Can I Give My Dog Cabbage?
Even though it does not get as much love as carrots, broccoli, or even spinach, most of us love to eat cabbage semi-regularly. We cook it into soups. We throw it raw into salads and sandwiches. Some of us diehard cabbage fans cut it into wedges, smother it in olive oil, and roast it until it’s delightfully crispy. Whether you consider yourself a cabbage devotee or a casual snacker, you probably find this vegetable in your crisper at least semi-regularly. If you have a pet, everything that winds up in your refrigerator prompts the same question: can my dog have cabbages?
So, can dogs eat cabbage? Yes, in moderation, they can. Some of our favorite healthy vegetables are poisonous for our pets, but there is no evidence that cabbage falls in this category.
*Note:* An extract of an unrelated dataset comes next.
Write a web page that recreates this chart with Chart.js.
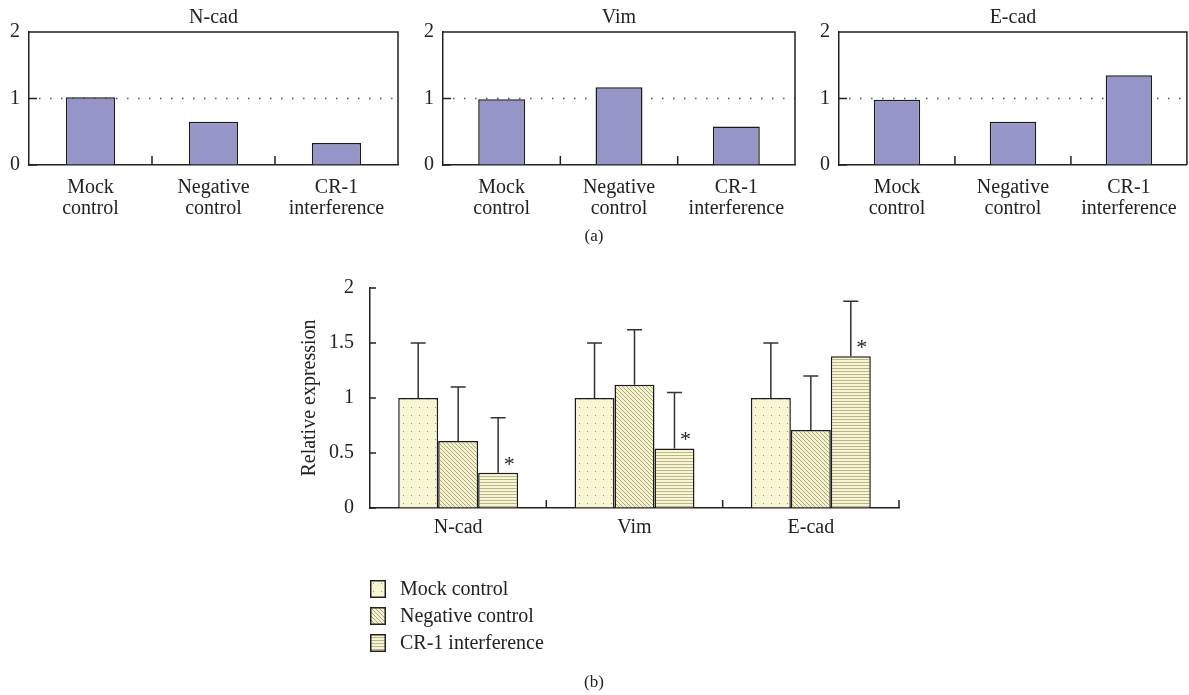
<!DOCTYPE html>
<html>
<head>
<meta charset="utf-8">
<script src="https://cdn.jsdelivr.net/npm/chart.js@4.4.0/dist/chart.umd.min.js"></script>
<style>
  body { margin: 0; background: #fff; width: 1189px; height: 695px; position: relative; overflow: hidden;
         font-family: "Liberation Serif", "DejaVu Serif", serif; color: #222; }
  canvas { position: absolute; }
  .cap { position: absolute; font-size: 17px; transform: translate(-50%, -50%); }
  .legend { position: absolute; left: 370px; top: 575px; }
  .legend .row { display: flex; align-items: center; height: 27px; font-size: 20px; }
  .legend canvas { position: static; margin-right: 14px; }
</style>
</head>
<body>
<canvas id="ncad" width="400" height="230" style="left:0;top:0"></canvas>
<canvas id="vim" width="400" height="230" style="left:400px;top:0"></canvas>
<canvas id="ecad" width="389" height="230" style="left:800px;top:0"></canvas>
<div class="cap" style="left:594px;top:236px">(a)</div>
<canvas id="main" width="640" height="280" style="left:280px;top:260px"></canvas>
<div class="legend" id="legend"></div>
<div class="cap" style="left:594px;top:682px">(b)</div>
<script>
// (a) single panels
const panelTitles = ['N-cad', 'Vim', 'E-cad'];
const groupLabels = [['Mock', 'control'], ['Negative', 'control'], ['CR-1', 'interference']];
const ncadVals = [1.02, 0.65, 0.33];
const vimVals = [0.99, 1.17, 0.58];
const ecadVals = [0.98, 0.65, 1.35];

// (b) grouped chart
const genes = ['N-cad', 'Vim', 'E-cad'];
const seriesNames = ['Mock control', 'Negative control', 'CR-1 interference'];
const mockMean = [1.0, 1.0, 1.0];
const negMean = [0.61, 1.12, 0.71];
const crMean = [0.32, 0.54, 1.38];
const mockSd = [0.5, 0.5, 0.5];
const negSd = [0.49, 0.5, 0.49];
const crSd = [0.5, 0.51, 0.5];
const crStars = ['*', '*', '*'];

const serif = '"Liberation Serif", "DejaVu Serif", serif';
Chart.defaults.color = '#222';
Chart.defaults.font.family = serif;

function makePattern(kind) {
  const c = document.createElement('canvas');
  const g = c.getContext('2d');
  if (kind === 'dots') {
    c.width = 8; c.height = 8;
    g.fillStyle = '#f8f6d2'; g.fillRect(0, 0, 8, 8);
    g.fillStyle = '#9a987c'; g.fillRect(3, 3, 1, 1);
  } else if (kind === 'diag') {
    c.width = 4; c.height = 4;
    g.fillStyle = '#f6f3cc'; g.fillRect(0, 0, 4, 4);
    g.fillStyle = '#a8a582';
    for (let i = 0; i < 4; i++) g.fillRect(i, i, 1, 1);
  } else {
    c.width = 4; c.height = 3;
    g.fillStyle = '#f8f6d2'; g.fillRect(0, 0, 4, 3);
    g.fillStyle = '#b9b58c'; g.fillRect(0, 0, 4, 1);
  }
  return c;
}
const tiles = [makePattern('dots'), makePattern('diag'), makePattern('hlines')];

// box, inner ticks and dotted reference line for the (a) panels
const panelDecor = {
  id: 'panelDecor',
  beforeDatasetsDraw(chart) {
    const {ctx, chartArea: a, scales: {y}} = chart;
    const yy = y.getPixelForValue(1);
    ctx.save();
    ctx.strokeStyle = '#555';
    ctx.lineWidth = 1.5;
    ctx.setLineDash([1.5, 9.5]);
    ctx.beginPath(); ctx.moveTo(a.left + 10, yy); ctx.lineTo(a.right, yy); ctx.stroke();
    ctx.restore();
  },
  afterDraw(chart) {
    const {ctx, chartArea: a, scales: {x, y}} = chart;
    ctx.save();
    ctx.strokeStyle = '#222';
    ctx.lineWidth = 1.5;
    ctx.beginPath();
    ctx.moveTo(a.left, a.top); ctx.lineTo(a.right, a.top); ctx.lineTo(a.right, a.bottom);
    y.ticks.forEach(t => {
      const p = y.getPixelForValue(t.value);
      ctx.moveTo(a.left, p); ctx.lineTo(a.left + 8, p);
    });
    for (let i = 0; i < x.ticks.length - 1; i++) {
      const p = (x.getPixelForValue(i) + x.getPixelForValue(i + 1)) / 2;
      ctx.moveTo(p, a.bottom); ctx.lineTo(p, a.bottom - 9);
    }
    ctx.stroke();
    ctx.restore();
  }
};

function makePanel(id, title, values, yWidth, padRight) {
  new Chart(document.getElementById(id), {
    type: 'bar',
    data: {
      labels: groupLabels,
      datasets: [{
        data: values,
        backgroundColor: '#9595c8',
        borderColor: '#1a1a1a',
        borderWidth: 1.5,
        barPercentage: 0.4,
        categoryPercentage: 1
      }]
    },
    options: {
      responsive: false,
      animation: false,
      events: [],
      layout: {padding: {top: 0, right: padRight, left: 0, bottom: 0}},
      plugins: {
        legend: {display: false},
        tooltip: {enabled: false},
        title: {display: true, text: title, fullSize: false, font: {size: 20, weight: 'normal'},
                padding: {top: 6, bottom: 2}, color: '#222'}
      },
      scales: {
        x: {
          grid: {display: true, drawOnChartArea: false, drawTicks: false},
          border: {color: '#222', width: 1.5},
          ticks: {font: {size: 20, lineHeight: 1.05}, padding: 12, maxRotation: 0, autoSkip: false},
          afterFit(s) { s.height = 65; }
        },
        y: {
          min: 0, max: 2,
          grid: {display: true, drawOnChartArea: false, drawTicks: false},
          border: {color: '#222', width: 1.5},
          ticks: {stepSize: 1, font: {size: 20}, padding: 9},
          afterFit(s) { s.width = yWidth; }
        }
      }
    },
    plugins: [panelDecor]
  });
}
makePanel('ncad', panelTitles[0], ncadVals, 29, 2);
makePanel('vim', panelTitles[1], vimVals, 43, 5);
makePanel('ecad', panelTitles[2], ecadVals, 39, 1);

// upper error bars, stars and inner ticks for (b)
const errorBars = {
  id: 'errorBars',
  afterDatasetsDraw(chart) {
    const {ctx, scales: {y}} = chart;
    ctx.save();
    ctx.strokeStyle = '#333';
    ctx.lineWidth = 1.5;
    chart.data.datasets.forEach((ds, di) => {
      const meta = chart.getDatasetMeta(di);
      meta.data.forEach((bar, i) => {
        const top = y.getPixelForValue(ds.data[i] + ds.sd[i]);
        ctx.beginPath();
        ctx.moveTo(bar.x, bar.y); ctx.lineTo(bar.x, top);
        ctx.moveTo(bar.x - 7.5, top); ctx.lineTo(bar.x + 7.5, top);
        ctx.stroke();
        if (ds.stars && ds.stars[i]) {
          ctx.fillStyle = '#222';
          ctx.font = '22px ' + serif;
          ctx.textAlign = 'center';
          ctx.textBaseline = 'middle';
          ctx.fillText(ds.stars[i], bar.x + 11, bar.y - 8);
        }
      });
    });
    ctx.restore();
  },
  afterDraw(chart) {
    const {ctx, chartArea: a, scales: {x, y}} = chart;
    ctx.save();
    ctx.strokeStyle = '#222';
    ctx.lineWidth = 1.5;
    ctx.beginPath();
    y.ticks.forEach(t => {
      const p = y.getPixelForValue(t.value);
      ctx.moveTo(a.left, p); ctx.lineTo(a.left + 6, p);
    });
    for (let i = 0; i < x.ticks.length; i++) {
      const p = i < x.ticks.length - 1 ? (x.getPixelForValue(i) + x.getPixelForValue(i + 1)) / 2 : a.right;
      ctx.moveTo(p, a.bottom); ctx.lineTo(p, a.bottom - 8);
    }
    ctx.stroke();
    ctx.restore();
  }
};

const mainCtx = document.getElementById('main').getContext('2d');
const fills = tiles.map(t => mainCtx.createPattern(t, 'repeat'));
new Chart(mainCtx, {
  type: 'bar',
  data: {
    labels: genes,
    datasets: [
      {label: seriesNames[0], data: mockMean, sd: mockSd, backgroundColor: fills[0]},
      {label: seriesNames[1], data: negMean, sd: negSd, backgroundColor: fills[1]},
      {label: seriesNames[2], data: crMean, sd: crSd, stars: crStars, backgroundColor: fills[2]}
    ]
  },
  options: {
    responsive: false,
    animation: false,
    events: [],
    layout: {padding: {top: 20, right: 21, left: 0, bottom: 0}},
    datasets: {bar: {categoryPercentage: 0.68, barPercentage: 1, borderColor: '#1a1a1a', borderWidth: 1.5}},
    plugins: {legend: {display: false}, tooltip: {enabled: false}},
    scales: {
      x: {
        grid: {display: true, drawOnChartArea: false, drawTicks: false},
        border: {color: '#222', width: 1.5},
        ticks: {font: {size: 20}, padding: 8},
        afterFit(s) { s.height = 32; }
      },
      y: {
        min: 0, max: 2,
        grid: {display: true, drawOnChartArea: false, drawTicks: false},
        border: {color: '#222', width: 1.5},
        ticks: {stepSize: 0.5, font: {size: 20}, padding: 16, callback: v => String(v)},
        title: {display: true, text: 'Relative expression', font: {size: 20}, padding: {top: 18, bottom: 0}},
        afterFit(s) { s.width = 90; }
      }
    }
  },
  plugins: [errorBars]
});

// legend
const legend = document.getElementById('legend');
seriesNames.forEach((name, i) => {
  const row = document.createElement('div');
  row.className = 'row';
  const sw = document.createElement('canvas');
  sw.width = 16; sw.height = 18;
  const g = sw.getContext('2d');
  g.fillStyle = g.createPattern(tiles[i], 'repeat');
  g.fillRect(0, 0, 16, 18);
  g.strokeStyle = '#222'; g.lineWidth = 1.5;
  g.strokeRect(0.75, 0.75, 14.5, 16.5);
  const label = document.createElement('span');
  label.textContent = name;
  row.appendChild(sw);
  row.appendChild(label);
  legend.appendChild(row);
});
</script>
</body>
</html>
If you catch your Kindergartener slipping cabbage to your canine companion at the dinner table, there is no need for a late-night trip to the animal hospital.
Health Benefits of Feeding Your Dog Cabbages
If the cabbage in question isn’t smothered in oil or another fatty flavoring, your six-year-old may even be doing Fido a favor! While not as brightly colored or inspiring as many of today’s trendy superfoods, cabbage is actually a very healthy vegetable. It’s chock full of antioxidants, which act as bodyguards for your dog’s cells—they actually neutralize harmful metabolic waste products called free radicals, which can cause cell damage if left to their own devices.
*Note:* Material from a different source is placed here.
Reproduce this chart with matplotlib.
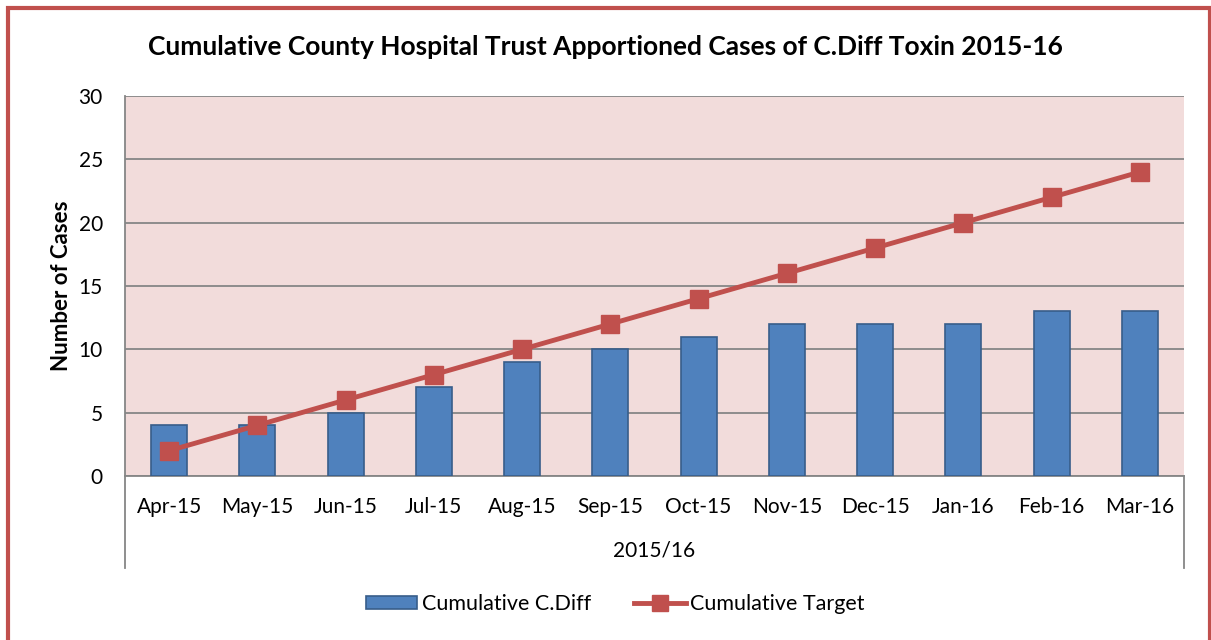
import matplotlib.pyplot as plt
import matplotlib.patches as mpatches
import numpy as np

months = ['Apr-15', 'May-15', 'Jun-15', 'Jul-15', 'Aug-15', 'Sep-15',
          'Oct-15', 'Nov-15', 'Dec-15', 'Jan-16', 'Feb-16', 'Mar-16']
cdiff = [4, 4, 5, 7, 9, 10, 11, 12, 12, 12, 13, 13]
target = [2, 4, 6, 8, 10, 12, 14, 16, 18, 20, 22, 24]
group_label = '2015/16'

plt.rcParams['font.family'] = ['Lato', 'DejaVu Sans']

W, H = 1211, 640
fig = plt.figure(figsize=(W / 100, H / 100), dpi=100)
ax = fig.add_axes([125 / W, 1 - 476 / H, (1184 - 125) / W, (476 - 96) / H])
ax.set_facecolor('#F2DCDB')

x = np.arange(len(months))
bars = ax.bar(x, cdiff, width=0.41, color='#4F81BD', edgecolor='#385D8A',
              linewidth=1.2, label='Cumulative C.Diff', zorder=3)
line, = ax.plot(x, target, color='#C0504D', linewidth=3.5, marker='s', markersize=13,
                label='Cumulative Target', zorder=4)

ax.set_xlim(-0.5, len(months) - 0.5)
ax.set_ylim(0, 30)
ax.set_yticks(range(0, 31, 5))
ax.grid(axis='y', color='#868686', linewidth=1.3, zorder=1)
ax.set_axisbelow(True)
for s in ['top', 'right']:
    ax.spines[s].set_visible(False)
for s in ['left', 'bottom']:
    ax.spines[s].set_color('#868686')
    ax.spines[s].set_linewidth(1.3)

ax.set_xticks(x)
ax.set_xticklabels(months, fontsize=15)
ax.tick_params(axis='x', length=0, pad=15)
ax.tick_params(axis='y', length=0, pad=16, labelsize=15)

# second category level
for xa in (0, 1):
    ax.plot([xa, xa], [0, -0.242], transform=ax.transAxes, color='#868686',
            linewidth=1.3, clip_on=False)
ax.text(0.5, -0.197, group_label, transform=ax.transAxes, ha='center',
        va='center', fontsize=15)

ax.set_ylabel('Number of Cases', fontsize=16, fontweight='bold', labelpad=5)
fig.text(0.5, 1 - 47 / H, 'Cumulative County Hospital Trust Apportioned Cases of C.Diff Toxin 2015-16',
         ha='center', va='center', fontsize=19, fontweight='bold')

fig.legend([bars, line], ['Cumulative C.Diff', 'Cumulative Target'],
           loc='center', bbox_to_anchor=(615 / W, 1 - 604 / H), ncol=2,
           frameon=False, fontsize=15.5, handlelength=2.4, handleheight=0.55,
           columnspacing=2.0, handletextpad=0.2, markerscale=0.85)

# outer border
fig.patches.append(mpatches.Rectangle((8 / W, -0.05), (1210 - 8) / W, 1.05 - 8.5 / H,
                                      transform=fig.transFigure, fill=False,
                                      edgecolor='#C0504D', linewidth=3))

fig.savefig('out.png', dpi=100)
Not all cell damage causes problems (after all, all body cells are programmed to die after a certain period of time). Things really go wrong when a cell’s DNA is altered in a way that does not immediately kill it. This cell may then be able to pass on its harmful mutation, which can eventually lead to chronic or life-threatening disease. Damage caused by free radicals has even been implicated in the development and spread of certain cancers. Feeding your dog cabbage certainly isn’t going to prevent or cure cancer, but it can help lower your dog’s risk of ever developing the disease.
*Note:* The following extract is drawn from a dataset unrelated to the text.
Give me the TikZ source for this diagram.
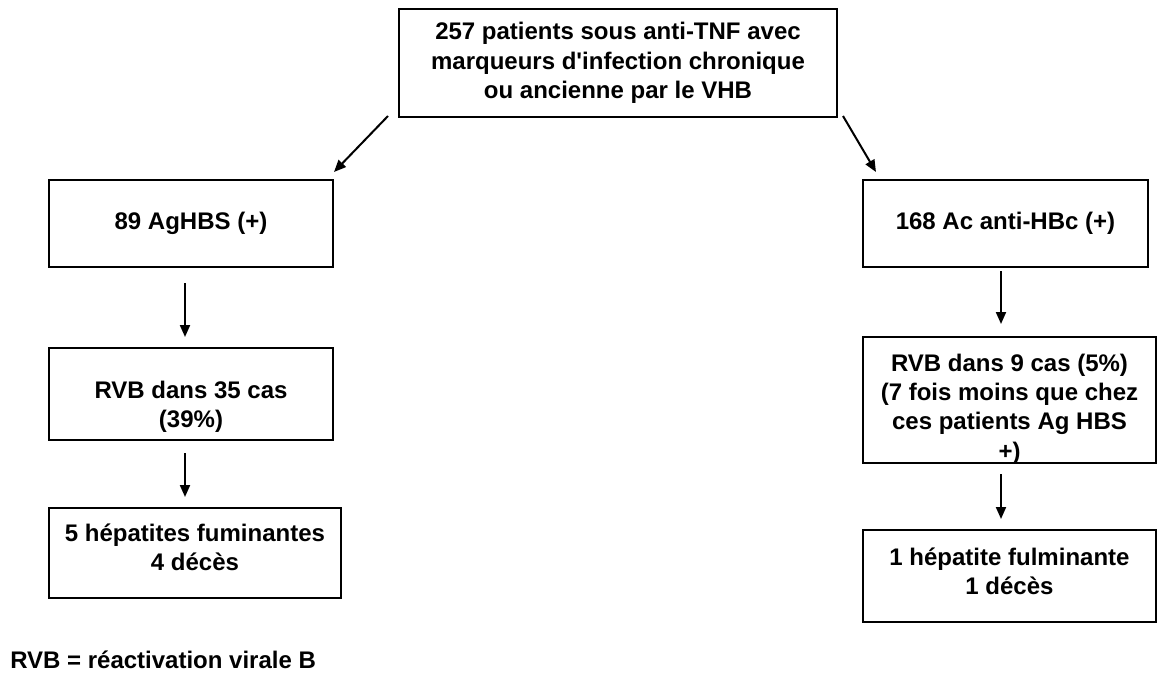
\documentclass[tikz,border=0pt]{standalone}
\usepackage{fontspec}
\setmainfont{Liberation Sans}
\usetikzlibrary{arrows.meta,calc}

\tikzset{
  box/.style={draw, line width=1.5pt, align=center, inner sep=2pt,
    font=\fontsize{18}{22}\selectfont\bfseries},
  note/.style={inner sep=0pt, font=\fontsize{18}{22}\selectfont\bfseries},
  arr/.style={line width=1.5pt, -{Triangle[width=7.5pt,length=9pt]}},
}

\begin{document}
\begin{tikzpicture}[x=0.75pt,y=-0.75pt]
\useasboundingbox (0,0) rectangle (1158,675);

\node[box,minimum width=328.5pt,minimum height=81pt] (patients) at (618,63)
  {257 patients sous anti-TNF avec\\marqueurs d\textquotesingle infection chronique\\ou ancienne par le VHB};

% branche AgHBS
\node[box,minimum width=213pt,minimum height=65.25pt] (aghbs) at (191,223.5) {89 AgHBS (+)};
\node[box,minimum width=213pt,minimum height=69pt,text height=54.6pt] (rvbl) at (191,394) {RVB dans 35 cas\\(39\%)};
\node[box,minimum width=219pt,minimum height=67.5pt,text depth=9pt] (hepl) at (195,553) {5 hépatites fuminantes\\4 décès};

% branche anti-HBc
\node[box,minimum width=213.75pt,minimum height=65.25pt] (antihbc) at (1005.5,223.5) {168 Ac anti-HBc (+)};
\node[box,minimum width=219.75pt,minimum height=94.5pt,text height=88.8pt,text depth=0pt] (rvbr) at (1009.5,400) {RVB dans 9 cas (5\%)\\(7 fois moins que chez\\ces patients Ag HBS\\+)};
\node[box,minimum width=219.75pt,minimum height=69pt,text depth=7.5pt] (hepr) at (1009.5,576) {1 hépatite fulminante\\1 décès};

\node[note,anchor=west] (legend) at (10,660) {RVB = réactivation virale B};

\coordinate (cl) at (185,0);
\coordinate (cr) at (1001,0);

\draw[arr] ($(patients.south west)+(-10,-2)$) -- ($(aghbs.north east)+(0,-7)$);
\draw[arr] ($(patients.south east)+(5,-2)$) -- ($(antihbc.north west)+(14,-7)$);

\draw[arr,shorten <=11.25pt,shorten >=7.5pt] (aghbs.south -| cl) -- (rvbl.north -| cl);
\draw[arr,shorten <=9pt,shorten >=7.5pt] (rvbl.south -| cl) -- (hepl.north -| cl);
\draw[arr,shorten <=2.25pt,shorten >=9pt] (antihbc.south -| cr) -- (rvbr.north -| cr);
\draw[arr,shorten <=7.5pt,shorten >=7.5pt] (rvbr.south -| cr) -- (hepr.north -| cr);

\end{tikzpicture}
\end{document}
Like most vegetables, cabbage is also loaded with dietary fiber. Fiber has been associated with many health benefits, but the most immediately noticeable benefits are digestive in nature. Dietary fiber is not actually a nutrient—it’s the indigestible parts of plant foods.
Soluble fiber, which soaks up water, can help treat both constipation and diarrhea by regulating the amount of water in the colon. It can absorb extra water sitting in the intestines, which will help alleviate loose or watery stools. It can also aid in combatting constipation by absorbing water in the stomach and then introducing it into the colon, which will make for softer, fuller bowel movements. Fiber will also add bulk to stool, which will speed its transit time through the body.
Cabbage is also an excellent weight loss food. Because it is high in indigestible fiber and low in calories, it can fill up a lot of space in your furry friend’s stomach without contributing a whole lot of energy. Fiber itself is essentially a zero calorie food—it will give your dog the pleasure of having something to crunch on, and it will give them the sensation of having a full stomach, but it will not actually provide any energy. If your veterinarian has recommended you put your dog on a calorie-restricted diet, replacing some of their usual snacks with high-fiber vegetables such as cabbage can be a great way to reduce their caloric intake without actually decreasing the amount of food they get to eat. That way your dog can get healthy without having to deal with feeling hungry or deprived!
If you want to feed your dog cabbage, there are two important things to remember. Firstly, cabbage is known to cause gas, which can be extremely uncomfortable for dogs. Introduce this food into their diet slowly and do not continue to feed it to them if they seem to struggle with gas or bloating.
This vegetable also contains a compound known as thiocyanate, which can suppress function of the thyroid gland if consumed in excess. While eating too much cabbage is unlikely to cause hypothyroidism, it may exacerbate the condition if it is fed to dogs in large quantities. Dogs who already have thyroid problems should not eat foods containing thiocyanate, like cabbage or broccoli.
Things to Consider
If you want to give your dog cabbage regularly, you can deactivate thiocyanate by cooking. Cooking cabbage can also make it easier for your dog to digest, which will reduce their risk of severe gas, bloating, or other digestive issues.
In conclusion, cabbage is a healthy vegetable to give to your dog in moderation. It is high in antioxidants and fiber, yet low in calories. Cabbage may help reduce your dog’s risk of developing chronic diseases, ease weight loss, and regulate digestion. As long as your dog does not have a thyroid condition, feel free to feed them cabbage!